The cranked up intensity means that the High-Luminosity LHC will deliver an unprecedented amount of data, and the giant detectors that sit in the path of the beam have to be able to withstand the higher data delivery rate and radiation dose. In preparation, USCMS will upgrade the CMS detector to keep up with the increase in data output, not to mention to harsher collision environment.
The collaboration plans to upgrade the detector with state-of-the-art technology. The new detector will exhibit improved sensitivity, with over 2 billion sensor channels — up from 80 million. USCMS is also replacing the central part of the detector so that, when charged particles fly through it, the upgraded device will take readings of their momenta at an astounding 40 million times per second, a first for hadron colliders. They’re implementing an innovative design for the detector, measuring the energy of particles using very precise silicon sensors. The upgraded CMS will also have a breakthrough component to take higher-resolution, more precisely timed images of complex particle interactions. Scientists are introducing a system using machine learning on electronic circuits called FPGAs to more efficiently select which of the billions of particle events that CMS processes every 25 nanoseconds might signal new physics.

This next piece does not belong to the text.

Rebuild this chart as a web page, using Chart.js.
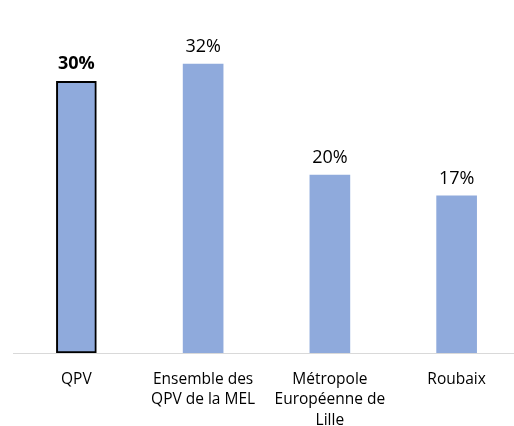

“The successful completion of the CD-1 review is a reflection of the competence, commitment and dedication of a very large team of Fermilab scientists and university colleagues,” said Fermilab scientist Steve Nahn, U.S. project manager for the CMS detector upgrade.
Now USCMS will refine the plan, getting it ready to serve as the project baseline.
“With these improvements, we’ll be able to explore uncharted territories and might discover new phenomena that revolutionize our description of nature,” Canepa said.
The USCMS collaboration comprises Fermilab and 54 institutions.
Fermilab is a DOE national laboratory funded by the Office of Science.